Spain’s Aid Dilemma Takes Center Stage

Finance ministers want Spain to take more measures to cut debt.

European finance ministers squared off over a possible aid program for Spain, with creditors unwilling to commit until the government takes additional steps to boost competitiveness and rid the economy of debt.

Spain, already drawing on 100 billion euros ($130 billion) to repair its banking system, wants the lightest possible conditions on a European credit line or loan program that would also enable the European Central Bank to buy bonds to bring down its borrowing costs.

“If there will be support, there will be conditions,” Dutch Finance Minister Jan Kees de Jager told reporters before a meeting of euro-area finance chiefs in Nicosia, Cyprus today. “Spain is on the right way but they have to continue to convince the markets that they have a sound policy.”

Spain’s aid-or-no-aid dilemma comes with the euro at a four-month high and Spanish bond yields at five-month lows. As at prior stages in the almost three-year debt turmoil, political leaders run the risk of being lulled into a false sense of security that dilutes efforts to fix the economy.

“Europe is stabilized,” Austrian Finance Minister Maria Fekter said. “We’ll be equipped to deal with all phenomena that come along.”

The euro rose as much as 0.5 percent $1.3054 today, the highest since May 8. Spanish 10-year bond yields fell 5 basis points to 5.58 percent, the lowest since April 3. The extra yield over German bonds narrowed by 12 basis points to 396 basis points.

Financial markets were boosted by the ECB’s Sept. 6 offer -- with conditions attached -- to go on a bond-buying mission and a Sept. 12 ruling by the German supreme court that cleared the way for the setup of a 500 billion-euro permanent bailout fund.

Spanish Economy Minister Luis de Guindos continued to play for time, saying that a bond-buying program won’t be on the agenda today and pointing to “important announcements” on economic reforms to be made in Madrid “in coming days.”
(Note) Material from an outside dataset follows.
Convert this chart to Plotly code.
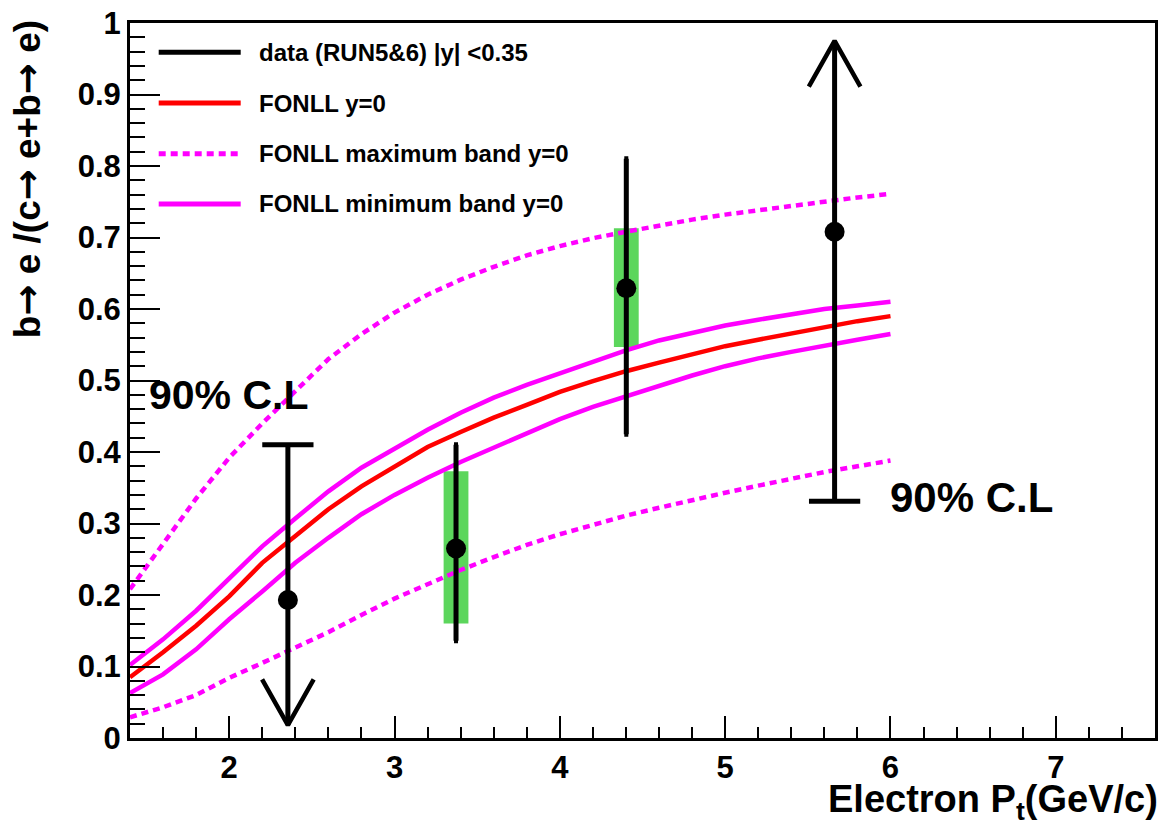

Finance ministers are also in a holding pattern on Greece, the first victim of the crisis. Greek Prime Minister Antonis Samaras is facing hurdles within his coalition to proposed wage and pension cuts to meet creditor demands for 11.5 billion euros in budget savings.

Until then, the next installments of Greece’s 240 billion-euro aid package are on hold. Finance ministers today will hear a progress report from the “troika” of the European Commission, the ECB and the International Monetary Fund.

“We will today get informed about the interim situation,” German Finance Minister Wolfgang Schaeuble said. “When the troika report is ready we will discuss the necessary consequences and decide, but not now.”